Некоторые актеры сначала обижаются, потом привыкают. Начинают понимать, что не стоит проявлять чрезмерное рвение, репетировать дома перед зеркалом. Отношения с актером складываются, конечно, по-разному: тут целый клубок отношений, множество нитей, которые нельзя выпускать из рук. В этом-то и притягательность кино: оно учит тебя узнавать людей, понимать их, добиваться, чтобы они поняли тебя, преодолевать психологические и языковые барьеры, всякие комплексы, тщеславие.

Должен добавить еще: именно во время отбора исполнителей эпизодических ролей я, случалось, находил актера на роль героя. Статисты — просто незаменимые мои помощники в работе над фильмом, некоторые из них снимаются у меня постоянно: Кьодо, например, или Багино, Неболини, Черпеллони, Капитани... Вот и сегодня утром в дверях моего бюро показался Кастрикелла: хотел продать мне какую-то майку. Кастрикелла — один из множества статистов, присутствующих во всех моих фильмах, из тех, что состарились у меня на глазах; мне приятно неизменно встречаться с ними в начале каждого моего нового рискованного предприятия, видеть эти послушные физиономии, позволяющие мне выразить свои мысли: они так по-родственному передают мои тики, мои причуды, мое кокетничанье, что в конце концов я начинаю узнавать в них себя: теперь они символ какой-то части меня самого уже не только в картине, но и вне ее. Мне достаточно знать, что они есть, что они существуют.
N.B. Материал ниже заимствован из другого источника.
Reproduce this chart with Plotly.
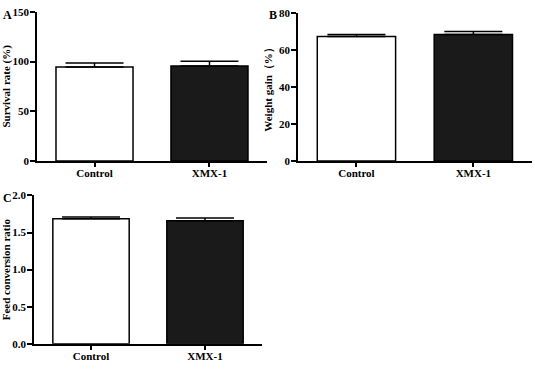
import plotly.graph_objects as go

categories = ["Control", "XMX-1"]
survival = [94.5, 95.5]
survival_err = [4.0, 4.8]
weight_gain = [67.3, 68.3]
weight_gain_err = [1.0, 1.7]
fcr = [1.687, 1.66]
fcr_err = [0.022, 0.035]

fill_colors = ["white", "#1a1a1a"]
FONT = "Liberation Serif"

fig = go.Figure()

panels = [
    ("x", "y", survival, survival_err),
    ("x2", "y2", weight_gain, weight_gain_err),
    ("x3", "y3", fcr, fcr_err),
]
for xa, ya, vals, errs in panels:
    fig.add_trace(go.Bar(
        x=categories, y=vals, xaxis=xa, yaxis=ya, width=0.67,
        marker=dict(color=fill_colors, line=dict(color="black", width=1.5)),
        error_y=dict(type="data", symmetric=False, array=errs,
                     arrayminus=[0] * len(errs), color="black",
                     thickness=1.5, width=29),
        showlegend=False, hoverinfo="skip",
    ))

tickfont = dict(family=FONT, size=11, color="black", weight="bold")
titlefont = dict(family=FONT, size=11, color="black", weight="bold")

def xax(domain, anchor):
    return dict(domain=domain, anchor=anchor, range=[-0.5, 1.5],
                showline=True, linecolor="black", linewidth=1.5,
                ticks="outside", ticklen=4, tickwidth=1.5, tickcolor="black",
                ticklabelstandoff=-3,
                tickfont=tickfont, showgrid=False, zeroline=False, fixedrange=True)

def yax(domain, anchor, rng, dtick, fmt, title, standoff):
    return dict(domain=domain, anchor=anchor, range=rng, dtick=dtick, tickformat=fmt,
                showline=True, linecolor="black", linewidth=1.5,
                ticks="outside", ticklen=5, tickwidth=1.5, tickcolor="black",
                ticklabelstandoff=-1,
                tickfont=tickfont, showgrid=False, zeroline=False, fixedrange=True,
                title=dict(text=title, font=titlefont, standoff=standoff))

label_font = dict(family=FONT, size=12, color="black", weight="bold")

fig.update_layout(
    width=535, height=374, autosize=False,
    margin=dict(l=0, r=0, t=0, b=0),
    paper_bgcolor="white", plot_bgcolor="white",
    bargap=0.33,
    xaxis=xax([0.0692, 0.499], "y"),
    yaxis=yax([0.572, 0.984], "x", [0, 150], 50, "d", "Survival rate (%)", 4),
    xaxis2=xax([0.557, 0.994], "y2"),
    yaxis2=yax([0.572, 0.981], "x2", [0, 80], 20, "d", "Weight gain（%）", 4),
    xaxis3=xax([0.0636, 0.4897], "y3"),
    yaxis3=yax([0.0668, 0.4767], "x3", [0, 2.0], 0.5, ".1f", "Feed conversion ratio", 4),
    annotations=[
        dict(text="A", x=1 / 535, y=1 - 9 / 374, xref="paper", yref="paper",
             xanchor="left", yanchor="middle", showarrow=False, font=label_font),
        dict(text="B", x=267 / 535, y=1 - 9 / 374, xref="paper", yref="paper",
             xanchor="left", yanchor="middle", showarrow=False, font=label_font),
        dict(text="C", x=1 / 535, y=1 - 198 / 374, xref="paper", yref="paper",
             xanchor="left", yanchor="middle", showarrow=False, font=label_font),
    ],
)

fig.write_html("out.html", config={"displayModeBar": False},
               post_script="document.body.style.margin='0';document.body.style.padding='0';")
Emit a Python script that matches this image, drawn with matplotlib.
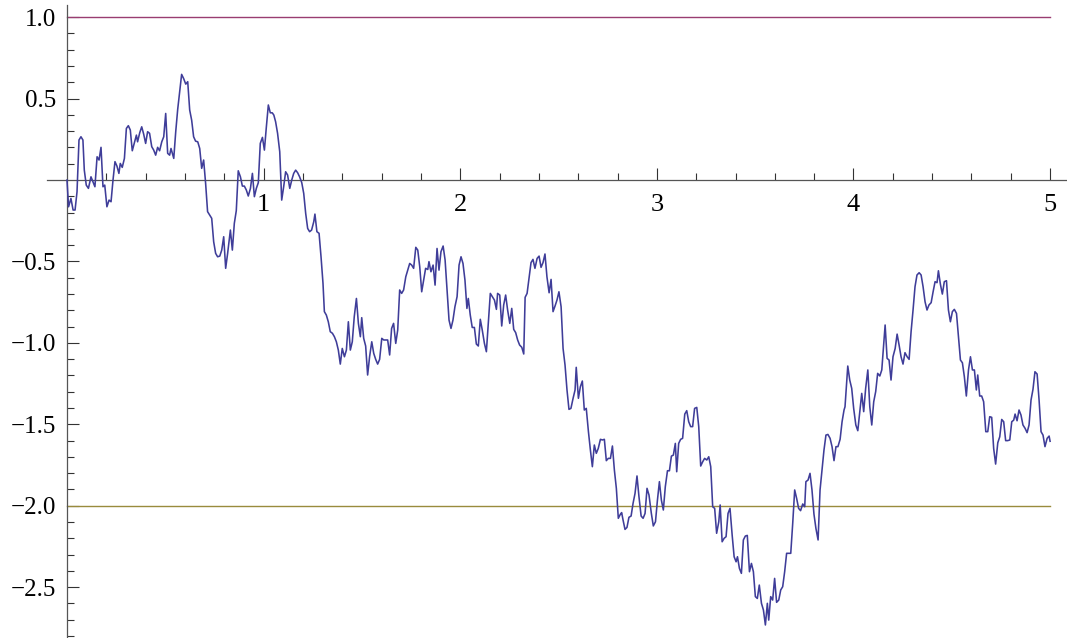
import matplotlib
matplotlib.use("Agg")
import matplotlib.pyplot as plt
from matplotlib.ticker import FixedLocator

# Brownian path (time, value)
path_t = [
    0.000, 0.008, 0.020, 0.031, 0.041, 0.051, 0.061, 0.071, 0.081, 0.088, 0.098, 0.109, 0.122, 0.132, 0.142,
    0.153, 0.163, 0.173, 0.183, 0.192, 0.203, 0.214, 0.224, 0.234, 0.244, 0.254, 0.264, 0.271, 0.281, 0.292,
    0.302, 0.312, 0.322, 0.332, 0.342, 0.353, 0.359, 0.370, 0.380, 0.390, 0.400, 0.410, 0.420, 0.431, 0.441,
    0.451, 0.461, 0.471, 0.482, 0.492, 0.502, 0.512, 0.522, 0.529, 0.543, 0.553, 0.563, 0.583, 0.593, 0.604,
    0.614, 0.624, 0.634, 0.644, 0.654, 0.665, 0.675, 0.685, 0.695, 0.705, 0.715, 0.726, 0.736, 0.746, 0.756,
    0.766, 0.777, 0.787, 0.797, 0.807, 0.817, 0.831, 0.841, 0.851, 0.861, 0.871, 0.882, 0.892, 0.902, 0.912,
    0.922, 0.933, 0.943, 0.953, 0.963, 0.973, 0.983, 0.994, 1.004, 1.014, 1.024, 1.034, 1.044,
    1.052, 1.061, 1.071, 1.082, 1.092, 1.102, 1.112, 1.122, 1.133, 1.143, 1.153, 1.163, 1.173, 1.183, 1.194,
    1.204, 1.214, 1.224, 1.234, 1.244, 1.255, 1.261, 1.271, 1.282, 1.292, 1.302, 1.309, 1.319, 1.329, 1.339,
    1.350, 1.360, 1.370, 1.380, 1.390, 1.400, 1.411, 1.421, 1.431, 1.441, 1.451, 1.461, 1.472, 1.482, 1.492,
    1.499, 1.509, 1.519, 1.529, 1.539, 1.550, 1.560, 1.570, 1.580, 1.590, 1.601, 1.611, 1.621, 1.631, 1.641,
    1.651, 1.661, 1.672, 1.682, 1.692, 1.702, 1.712, 1.723, 1.733, 1.743, 1.753, 1.763, 1.774, 1.784, 1.794,
    1.804, 1.814, 1.824, 1.835, 1.841, 1.851, 1.862, 1.872, 1.882, 1.892, 1.902, 1.913, 1.923, 1.933, 1.943,
    1.953, 1.963, 1.973, 1.984, 1.994, 2.004, 2.014, 2.024, 2.034,
    2.041, 2.051, 2.061, 2.072, 2.082, 2.092, 2.102, 2.112, 2.123, 2.133, 2.143, 2.153, 2.163, 2.174, 2.184,
    2.190, 2.201, 2.211, 2.221, 2.231, 2.241, 2.252, 2.262, 2.272, 2.282, 2.292, 2.302, 2.313, 2.323, 2.330,
    2.340, 2.350, 2.360, 2.370, 2.380, 2.391, 2.401, 2.411, 2.421, 2.431, 2.441, 2.452, 2.462, 2.472, 2.482,
    2.492, 2.502, 2.513, 2.523, 2.533, 2.543, 2.553, 2.563, 2.574, 2.584, 2.590, 2.601, 2.611, 2.621, 2.631,
    2.641, 2.652, 2.662, 2.672, 2.682, 2.692, 2.702, 2.713, 2.723, 2.733, 2.743, 2.753, 2.764, 2.774, 2.784,
    2.794, 2.804, 2.815, 2.821, 2.828, 2.838, 2.848, 2.858, 2.869, 2.879, 2.889, 2.899, 2.909, 2.920, 2.930,
    2.940, 2.950, 2.960,
    2.972, 2.982, 2.993, 3.003, 3.013, 3.023, 3.033, 3.043, 3.054, 3.064, 3.074, 3.084, 3.094, 3.101, 3.111,
    3.121, 3.131, 3.142, 3.152, 3.162, 3.172, 3.182, 3.192, 3.203, 3.213, 3.223, 3.233, 3.243, 3.254, 3.264,
    3.274, 3.284, 3.294, 3.304, 3.315, 3.322, 3.332, 3.342, 3.352, 3.362, 3.372, 3.383, 3.393, 3.403, 3.410,
    3.420, 3.430, 3.440, 3.450, 3.460, 3.471, 3.481, 3.491, 3.501, 3.511, 3.521, 3.532, 3.542, 3.552, 3.562,
    3.569, 3.579, 3.589, 3.599, 3.609, 3.620, 3.630, 3.640, 3.650, 3.660, 3.670, 3.681, 3.691, 3.701, 3.711,
    3.721, 3.731, 3.742, 3.752, 3.758, 3.769, 3.779, 3.789, 3.799, 3.809, 3.820, 3.830, 3.840, 3.850, 3.860,
    3.870, 3.881, 3.891, 3.901, 3.911, 3.921, 3.932, 3.942, 3.952,
    3.957, 3.964, 3.971, 3.981, 3.991, 4.001, 4.012, 4.022, 4.032, 4.042, 4.052, 4.062, 4.073, 4.083, 4.093,
    4.103, 4.113, 4.123, 4.134, 4.144, 4.154, 4.161, 4.171, 4.181, 4.191, 4.201, 4.212, 4.222, 4.232, 4.242,
    4.252, 4.262, 4.273, 4.283, 4.293, 4.303, 4.313, 4.323, 4.334, 4.344, 4.354, 4.364, 4.374, 4.384, 4.395,
    4.405, 4.415, 4.425, 4.432, 4.442, 4.452, 4.462, 4.473, 4.483, 4.493, 4.503, 4.513, 4.524, 4.534, 4.544,
    4.554, 4.564, 4.574, 4.585, 4.595, 4.605, 4.615, 4.625, 4.632, 4.642, 4.652, 4.662, 4.673, 4.683, 4.693,
    4.703, 4.713, 4.723, 4.734, 4.744, 4.754, 4.764, 4.774, 4.784, 4.795, 4.805, 4.815, 4.822, 4.832, 4.842,
    4.852, 4.862, 4.873, 4.883, 4.893, 4.903, 4.913, 4.923, 4.934, 4.944, 4.954, 4.964, 4.974, 4.985, 4.995,
    5.000,
]
path_w = [
    0.000, -0.164, -0.113, -0.184, -0.184, -0.072, 0.246, 0.266, 0.246, 0.061, -0.031, -0.051, 0.020, -0.010, -0.041,
    0.143, 0.123, 0.201, -0.041, -0.031, -0.164, -0.123, -0.133, 0.000, 0.113, 0.086, 0.041, 0.102, 0.078, 0.133,
    0.317, 0.334, 0.307, 0.180, 0.225, 0.276, 0.235, 0.291, 0.327, 0.282, 0.225, 0.297, 0.287, 0.205, 0.184,
    0.153, 0.201, 0.180, 0.235, 0.266, 0.409, 0.164, 0.153, 0.194, 0.133, 0.297, 0.434, 0.649, 0.624, 0.589,
    0.604, 0.430, 0.368, 0.266, 0.239, 0.235, 0.194, 0.072, 0.123, -0.020, -0.194, -0.215, -0.235, -0.379, -0.450,
    -0.471, -0.467, -0.430, -0.348, -0.542, -0.450, -0.307, -0.430, -0.266, -0.188, 0.057, 0.020, -0.037, -0.037, -0.061,
    -0.098, -0.051, 0.041, -0.102, -0.051, -0.016, 0.225, 0.262, 0.184, 0.327, 0.461, 0.413, 0.413,
    0.399, 0.358, 0.287, 0.174, -0.123, -0.041, 0.051, 0.031, -0.051, 0.000, 0.041, 0.061, 0.045, 0.020, -0.016,
    -0.082, -0.205, -0.297, -0.317, -0.307, -0.256, -0.209, -0.317, -0.327, -0.471, -0.634, -0.808, -0.829, -0.870, -0.931,
    -0.941, -0.962, -0.993, -1.044, -1.130, -1.034, -1.085, -1.044, -0.870, -1.044, -0.993, -0.839, -0.727, -0.880, -0.962,
    -0.845, -0.972, -1.019, -1.197, -1.085, -0.993, -1.064, -1.101, -1.130, -1.101, -0.972, -0.982, -0.982, -0.982, -1.074,
    -0.911, -0.880, -1.003, -0.921, -0.675, -0.696, -0.675, -0.594, -0.553, -0.512, -0.522, -0.542, -0.413, -0.430, -0.532,
    -0.686, -0.614, -0.542, -0.549, -0.501, -0.563, -0.522, -0.645, -0.420, -0.553, -0.440, -0.405, -0.491, -0.675, -0.860,
    -0.911, -0.860, -0.778, -0.716, -0.522, -0.471, -0.512, -0.614, -0.788,
    -0.727, -0.829, -0.905, -0.905, -1.007, -1.019, -0.855, -0.921, -1.003, -1.054, -0.870, -0.696, -0.716, -0.737, -0.794,
    -0.696, -0.706, -0.896, -0.767, -0.706, -0.798, -0.880, -0.788, -0.917, -0.937, -0.982, -1.013, -1.027, -1.068, -0.720,
    -0.696, -0.604, -0.507, -0.487, -0.542, -0.481, -0.467, -0.536, -0.507, -0.454, -0.594, -0.692, -0.610, -0.808, -0.774,
    -0.737, -0.686, -0.778, -1.034, -1.136, -1.289, -1.408, -1.402, -1.340, -1.289, -1.150, -1.340, -1.269, -1.234, -1.412,
    -1.402, -1.545, -1.658, -1.760, -1.627, -1.678, -1.648, -1.592, -1.596, -1.592, -1.723, -1.709, -1.709, -1.633, -1.781,
    -1.893, -2.077, -2.051, -2.042, -2.087, -2.145, -2.133, -2.071, -2.063, -1.985, -1.924, -1.817, -1.944, -2.063, -2.077,
    -2.047, -1.893, -1.934,
    -2.047, -2.124, -2.098, -1.965, -1.852, -1.965, -2.026, -1.883, -1.785, -1.785, -1.695, -1.689, -1.617, -1.791, -1.617,
    -1.592, -1.586, -1.437, -1.416, -1.484, -1.514, -1.514, -1.402, -1.396, -1.514, -1.756, -1.730, -1.709, -1.719, -1.699,
    -1.760, -2.006, -2.016, -2.169, -2.098, -1.995, -2.221, -2.200, -2.190, -2.047, -2.016, -2.180, -2.313, -2.344, -2.313,
    -2.385, -2.415, -2.210, -2.186, -2.182, -2.405, -2.354, -2.405, -2.558, -2.569, -2.487, -2.599, -2.640, -2.732, -2.599,
    -2.702, -2.558, -2.579, -2.446, -2.593, -2.579, -2.517, -2.497, -2.405, -2.292, -2.292, -2.292, -2.108, -1.903, -1.955,
    -2.016, -2.030, -1.989, -2.006, -1.852, -1.842, -1.801, -1.903, -2.051, -2.139, -2.210, -1.903, -1.781, -1.658, -1.566,
    -1.562, -1.586, -1.637, -1.723, -1.637, -1.637, -1.592, -1.484, -1.412,
    -1.392, -1.269, -1.142, -1.228, -1.279, -1.402, -1.504, -1.539, -1.422, -1.310, -1.422, -1.279, -1.166, -1.392, -1.504,
    -1.361, -1.299, -1.187, -1.203, -1.166, -1.003, -0.890, -1.095, -1.105, -1.228, -1.085, -1.034, -0.946, -1.013, -1.085,
    -1.130, -1.060, -1.085, -1.101, -0.931, -0.798, -0.655, -0.583, -0.569, -0.583, -0.655, -0.747, -0.798, -0.767, -0.753,
    -0.686, -0.624, -0.630, -0.557, -0.639, -0.700, -0.624, -0.618, -0.798, -0.870, -0.808, -0.794, -0.819, -0.962, -1.105,
    -1.122, -1.208, -1.326, -1.166, -1.085, -1.166, -1.166, -1.289, -1.197, -1.326, -1.326, -1.361, -1.545, -1.545, -1.453,
    -1.457, -1.648, -1.744, -1.613, -1.576, -1.470, -1.484, -1.600, -1.600, -1.596, -1.484, -1.474, -1.437, -1.478, -1.412,
    -1.443, -1.504, -1.525, -1.551, -1.504, -1.351, -1.285, -1.177, -1.191, -1.351, -1.545, -1.566, -1.637, -1.586, -1.572,
    -1.604,
]

upper_level = 1.0
lower_level = -2.0
t_end = 5.0

x_major = [1, 2, 3, 4, 5]
x_minor = [k * 0.2 for k in range(1, 26) if k % 5 != 0]
y_major = [-2.5, -2.0, -1.5, -1.0, -0.5, 0.5, 1.0]
y_minor = [k / 10 for k in range(-28, 11) if k % 5 != 0]

PATH_C = "#3f3d99"
UPPER_C = "#993d71"
LOWER_C = "#998b3d"
AX_C = "#555555"

plt.rcParams["font.family"] = ["Liberation Serif", "DejaVu Serif"]

fig = plt.figure(figsize=(10.67, 6.38), dpi=100)
ax = fig.add_axes([47 / 1067, 0.0, 1020 / 1067, 633 / 638])

ax.plot([0, t_end], [upper_level, upper_level], color=UPPER_C, lw=1.0, zorder=2)
ax.plot([0, t_end], [lower_level, lower_level], color=LOWER_C, lw=1.0, zorder=2)
ax.plot(path_t, path_w, color=PATH_C, lw=1.15, zorder=3)

ax.set_xlim(-0.1017, 5.086)
ax.set_ylim(-2.812, 1.075)

for s in ("top", "right"):
    ax.spines[s].set_visible(False)
ax.spines["left"].set_position(("data", 0))
ax.spines["bottom"].set_position(("data", 0))
for s in ("left", "bottom"):
    ax.spines[s].set_color(AX_C)
    ax.spines[s].set_linewidth(0.9)

ax.xaxis.set_major_locator(FixedLocator(x_major))
ax.xaxis.set_minor_locator(FixedLocator(x_minor))
ax.yaxis.set_major_locator(FixedLocator(y_major))
ax.yaxis.set_minor_locator(FixedLocator(y_minor))
ax.set_xticklabels([str(v) for v in x_major])
ax.set_yticklabels([f"{v:.1f}".replace("-", "\u2212") for v in y_major])

ax.tick_params(axis="both", which="major", direction="in", length=8.6, width=0.8, color="#333333")
ax.tick_params(axis="both", which="minor", direction="in", length=5.0, width=0.8, color="#333333")
ax.tick_params(axis="x", which="major", labelsize=19, pad=10)
ax.tick_params(axis="y", which="major", labelsize=18, pad=8)

ax.patch.set_visible(False)
fig.savefig("out.png", dpi=100)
В моей профессии да при моем характере чувство нежной дружбы, симпатии, признательности и солидарности, связывающие меня со статистом, чье присутствие так необременительно, так ненавязчиво,— штука очень важная. Это мой любимый человеческий материал — надежный, нетребовательный, смирный, поразительно чуткий к любому повороту моей фантазии (то цветное пятно, то силуэт; то принц, то нищий; то министр, то попрошайка). Иногда я даже вникаю в их дела и, если могу и считаю возможным, помогаю им, но не как благотворитель или филантроп. Скорее всего, мое отношение к ним можно сравнить с эгоистичной влюбленностью кукольника в своих кукол.